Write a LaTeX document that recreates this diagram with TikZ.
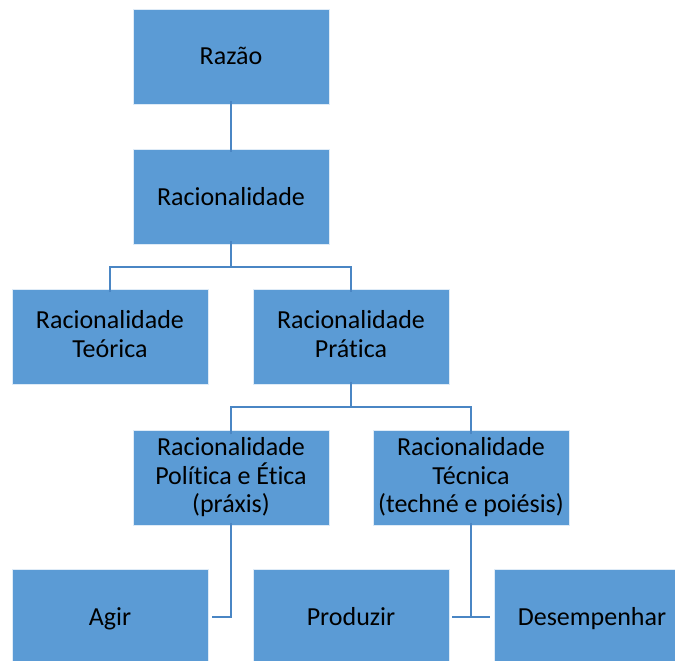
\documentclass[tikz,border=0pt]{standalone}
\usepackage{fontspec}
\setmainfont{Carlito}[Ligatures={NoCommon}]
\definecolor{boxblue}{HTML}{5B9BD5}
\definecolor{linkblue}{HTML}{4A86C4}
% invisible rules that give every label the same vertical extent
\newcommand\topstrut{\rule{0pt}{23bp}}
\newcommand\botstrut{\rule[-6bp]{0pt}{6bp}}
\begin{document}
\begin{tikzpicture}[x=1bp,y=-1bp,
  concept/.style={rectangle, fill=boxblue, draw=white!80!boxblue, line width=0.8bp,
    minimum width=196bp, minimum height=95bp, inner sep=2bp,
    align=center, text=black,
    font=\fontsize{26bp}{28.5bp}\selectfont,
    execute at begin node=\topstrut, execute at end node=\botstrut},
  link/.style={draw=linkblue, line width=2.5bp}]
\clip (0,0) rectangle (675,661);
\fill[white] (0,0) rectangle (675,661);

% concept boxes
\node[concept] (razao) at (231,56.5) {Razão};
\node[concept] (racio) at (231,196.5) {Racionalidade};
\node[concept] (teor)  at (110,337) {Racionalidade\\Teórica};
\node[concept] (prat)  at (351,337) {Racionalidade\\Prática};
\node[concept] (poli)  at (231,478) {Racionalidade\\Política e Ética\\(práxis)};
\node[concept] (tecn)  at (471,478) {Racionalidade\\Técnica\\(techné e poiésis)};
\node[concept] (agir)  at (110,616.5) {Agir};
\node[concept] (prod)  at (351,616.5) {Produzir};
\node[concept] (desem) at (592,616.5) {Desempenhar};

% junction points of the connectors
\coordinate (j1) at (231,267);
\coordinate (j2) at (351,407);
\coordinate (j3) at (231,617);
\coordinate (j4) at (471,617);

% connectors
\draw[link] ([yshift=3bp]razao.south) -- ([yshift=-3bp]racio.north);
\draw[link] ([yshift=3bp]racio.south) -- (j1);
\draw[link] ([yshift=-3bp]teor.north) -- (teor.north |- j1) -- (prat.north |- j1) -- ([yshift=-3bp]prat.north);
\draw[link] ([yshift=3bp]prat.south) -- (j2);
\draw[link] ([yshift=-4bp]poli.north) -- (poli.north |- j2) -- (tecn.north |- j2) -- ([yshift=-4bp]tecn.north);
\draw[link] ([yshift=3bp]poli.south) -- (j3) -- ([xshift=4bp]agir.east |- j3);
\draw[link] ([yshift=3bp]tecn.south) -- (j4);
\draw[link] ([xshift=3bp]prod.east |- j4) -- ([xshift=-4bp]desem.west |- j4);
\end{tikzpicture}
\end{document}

■ ■ ■ ■

JOB >>
Your task is an exact transcription of all the data, minus the pictures.

SOLVED EXERCISE >>
Write a LaTeX document that recreates this diagram with TikZ.
\documentclass[tikz,border=0pt]{standalone}
\usepackage{fontspec}
\setmainfont{Carlito}[Ligatures={NoCommon}]
\definecolor{boxblue}{HTML}{5B9BD5}
\definecolor{linkblue}{HTML}{4A86C4}
% invisible rules that give every label the same vertical extent
\newcommand\topstrut{\rule{0pt}{23bp}}
\newcommand\botstrut{\rule[-6bp]{0pt}{6bp}}
\begin{document}
\begin{tikzpicture}[x=1bp,y=-1bp,
  concept/.style={rectangle, fill=boxblue, draw=white!80!boxblue, line width=0.8bp,
    minimum width=196bp, minimum height=95bp, inner sep=2bp,
    align=center, text=black,
    font=\fontsize{26bp}{28.5bp}\selectfont,
    execute at begin node=\topstrut, execute at end node=\botstrut},
  link/.style={draw=linkblue, line width=2.5bp}]
\clip (0,0) rectangle (675,661);
\fill[white] (0,0) rectangle (675,661);

% concept boxes
\node[concept] (razao) at (231,56.5) {Razão};
\node[concept] (racio) at (231,196.5) {Racionalidade};
\node[concept] (teor)  at (110,337) {Racionalidade\\Teórica};
\node[concept] (prat)  at (351,337) {Racionalidade\\Prática};
\node[concept] (poli)  at (231,478) {Racionalidade\\Política e Ética\\(práxis)};
\node[concept] (tecn)  at (471,478) {Racionalidade\\Técnica\\(techné e poiésis)};
\node[concept] (agir)  at (110,616.5) {Agir};
\node[concept] (prod)  at (351,616.5) {Produzir};
\node[concept] (desem) at (592,616.5) {Desempenhar};

% junction points of the connectors
\coordinate (j1) at (231,267);
\coordinate (j2) at (351,407);
\coordinate (j3) at (231,617);
\coordinate (j4) at (471,617);

% connectors
\draw[link] ([yshift=3bp]razao.south) -- ([yshift=-3bp]racio.north);
\draw[link] ([yshift=3bp]racio.south) -- (j1);
\draw[link] ([yshift=-3bp]teor.north) -- (teor.north |- j1) -- (prat.north |- j1) -- ([yshift=-3bp]prat.north);
\draw[link] ([yshift=3bp]prat.south) -- (j2);
\draw[link] ([yshift=-4bp]poli.north) -- (poli.north |- j2) -- (tecn.north |- j2) -- ([yshift=-4bp]tecn.north);
\draw[link] ([yshift=3bp]poli.south) -- (j3) -- ([xshift=4bp]agir.east |- j3);
\draw[link] ([yshift=3bp]tecn.south) -- (j4);
\draw[link] ([xshift=3bp]prod.east |- j4) -- ([xshift=-4bp]desem.west |- j4);
\end{tikzpicture}
\end{document}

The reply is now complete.